A verbatim copy of the records is required, with all pictures left out.
+++ Excerpted data
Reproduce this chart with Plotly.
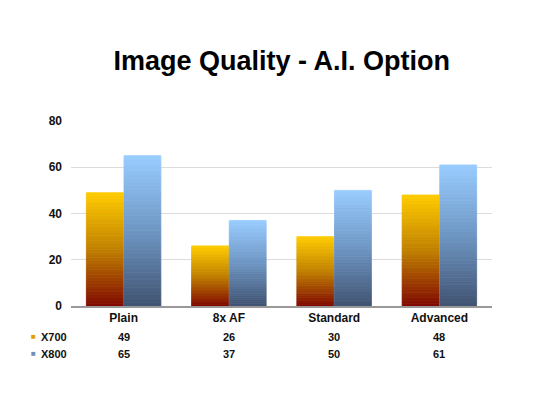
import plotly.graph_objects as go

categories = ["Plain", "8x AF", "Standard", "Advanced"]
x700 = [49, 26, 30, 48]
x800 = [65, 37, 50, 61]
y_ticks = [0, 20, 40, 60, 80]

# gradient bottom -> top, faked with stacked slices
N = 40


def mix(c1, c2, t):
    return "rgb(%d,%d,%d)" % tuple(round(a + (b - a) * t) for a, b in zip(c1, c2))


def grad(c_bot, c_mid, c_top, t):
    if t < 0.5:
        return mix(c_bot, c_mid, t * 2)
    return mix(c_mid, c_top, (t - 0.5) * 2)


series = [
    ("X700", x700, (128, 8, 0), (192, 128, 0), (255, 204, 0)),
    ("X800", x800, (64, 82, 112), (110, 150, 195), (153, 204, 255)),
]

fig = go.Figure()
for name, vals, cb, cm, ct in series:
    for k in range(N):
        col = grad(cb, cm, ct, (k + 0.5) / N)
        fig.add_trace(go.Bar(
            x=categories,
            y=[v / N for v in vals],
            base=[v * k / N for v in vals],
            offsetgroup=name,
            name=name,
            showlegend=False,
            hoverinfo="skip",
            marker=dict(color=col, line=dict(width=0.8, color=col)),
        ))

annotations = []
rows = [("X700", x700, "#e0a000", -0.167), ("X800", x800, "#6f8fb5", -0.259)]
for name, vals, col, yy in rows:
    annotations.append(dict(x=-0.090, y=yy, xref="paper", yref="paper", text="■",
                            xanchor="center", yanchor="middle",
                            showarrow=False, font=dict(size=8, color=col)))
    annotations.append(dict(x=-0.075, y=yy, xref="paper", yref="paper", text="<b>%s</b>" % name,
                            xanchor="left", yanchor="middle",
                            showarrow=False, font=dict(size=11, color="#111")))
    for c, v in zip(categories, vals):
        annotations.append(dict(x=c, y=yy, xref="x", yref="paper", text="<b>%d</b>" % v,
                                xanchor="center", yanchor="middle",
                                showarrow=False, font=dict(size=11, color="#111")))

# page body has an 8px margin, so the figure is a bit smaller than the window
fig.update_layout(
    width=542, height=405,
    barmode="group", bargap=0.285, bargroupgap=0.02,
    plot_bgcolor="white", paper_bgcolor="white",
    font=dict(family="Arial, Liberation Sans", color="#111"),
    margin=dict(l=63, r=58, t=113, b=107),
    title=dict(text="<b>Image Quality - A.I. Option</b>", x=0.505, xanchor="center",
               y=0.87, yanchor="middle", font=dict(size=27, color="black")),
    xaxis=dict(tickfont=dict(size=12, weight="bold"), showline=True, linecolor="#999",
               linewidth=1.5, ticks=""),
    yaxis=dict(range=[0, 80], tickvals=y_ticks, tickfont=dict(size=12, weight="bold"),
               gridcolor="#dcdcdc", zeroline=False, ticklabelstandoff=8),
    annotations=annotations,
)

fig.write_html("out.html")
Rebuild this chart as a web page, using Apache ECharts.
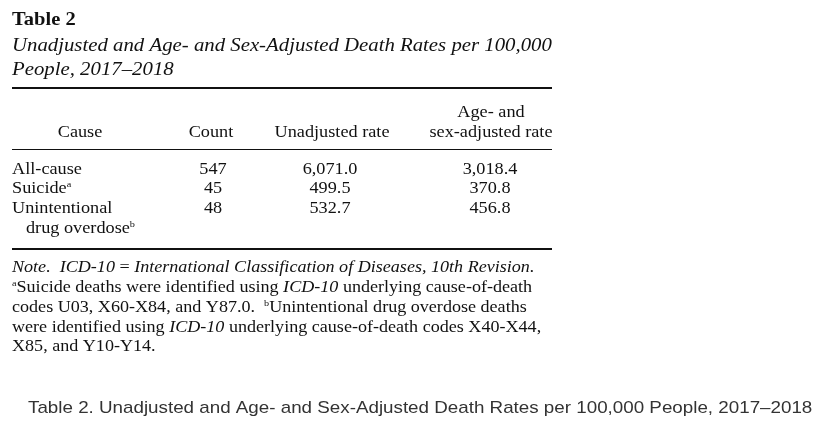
++++++
◆ Task response:
Reproduce this chart with Plotly.
import plotly.graph_objects as go

categories = ["Plain", "8x AF", "Standard", "Advanced"]
x700 = [49, 26, 30, 48]
x800 = [65, 37, 50, 61]
y_ticks = [0, 20, 40, 60, 80]

# gradient bottom -> top, faked with stacked slices
N = 40


def mix(c1, c2, t):
    return "rgb(%d,%d,%d)" % tuple(round(a + (b - a) * t) for a, b in zip(c1, c2))


def grad(c_bot, c_mid, c_top, t):
    if t < 0.5:
        return mix(c_bot, c_mid, t * 2)
    return mix(c_mid, c_top, (t - 0.5) * 2)


series = [
    ("X700", x700, (128, 8, 0), (192, 128, 0), (255, 204, 0)),
    ("X800", x800, (64, 82, 112), (110, 150, 195), (153, 204, 255)),
]

fig = go.Figure()
for name, vals, cb, cm, ct in series:
    for k in range(N):
        col = grad(cb, cm, ct, (k + 0.5) / N)
        fig.add_trace(go.Bar(
            x=categories,
            y=[v / N for v in vals],
            base=[v * k / N for v in vals],
            offsetgroup=name,
            name=name,
            showlegend=False,
            hoverinfo="skip",
            marker=dict(color=col, line=dict(width=0.8, color=col)),
        ))

annotations = []
rows = [("X700", x700, "#e0a000", -0.167), ("X800", x800, "#6f8fb5", -0.259)]
for name, vals, col, yy in rows:
    annotations.append(dict(x=-0.090, y=yy, xref="paper", yref="paper", text="■",
                            xanchor="center", yanchor="middle",
                            showarrow=False, font=dict(size=8, color=col)))
    annotations.append(dict(x=-0.075, y=yy, xref="paper", yref="paper", text="<b>%s</b>" % name,
                            xanchor="left", yanchor="middle",
                            showarrow=False, font=dict(size=11, color="#111")))
    for c, v in zip(categories, vals):
        annotations.append(dict(x=c, y=yy, xref="x", yref="paper", text="<b>%d</b>" % v,
                                xanchor="center", yanchor="middle",
                                showarrow=False, font=dict(size=11, color="#111")))

# page body has an 8px margin, so the figure is a bit smaller than the window
fig.update_layout(
    width=542, height=405,
    barmode="group", bargap=0.285, bargroupgap=0.02,
    plot_bgcolor="white", paper_bgcolor="white",
    font=dict(family="Arial, Liberation Sans", color="#111"),
    margin=dict(l=63, r=58, t=113, b=107),
    title=dict(text="<b>Image Quality - A.I. Option</b>", x=0.505, xanchor="center",
               y=0.87, yanchor="middle", font=dict(size=27, color="black")),
    xaxis=dict(tickfont=dict(size=12, weight="bold"), showline=True, linecolor="#999",
               linewidth=1.5, ticks=""),
    yaxis=dict(range=[0, 80], tickvals=y_ticks, tickfont=dict(size=12, weight="bold"),
               gridcolor="#dcdcdc", zeroline=False, ticklabelstandoff=8),
    annotations=annotations,
)

fig.write_html("out.html")
Rebuild this chart as a web page, using Apache ECharts.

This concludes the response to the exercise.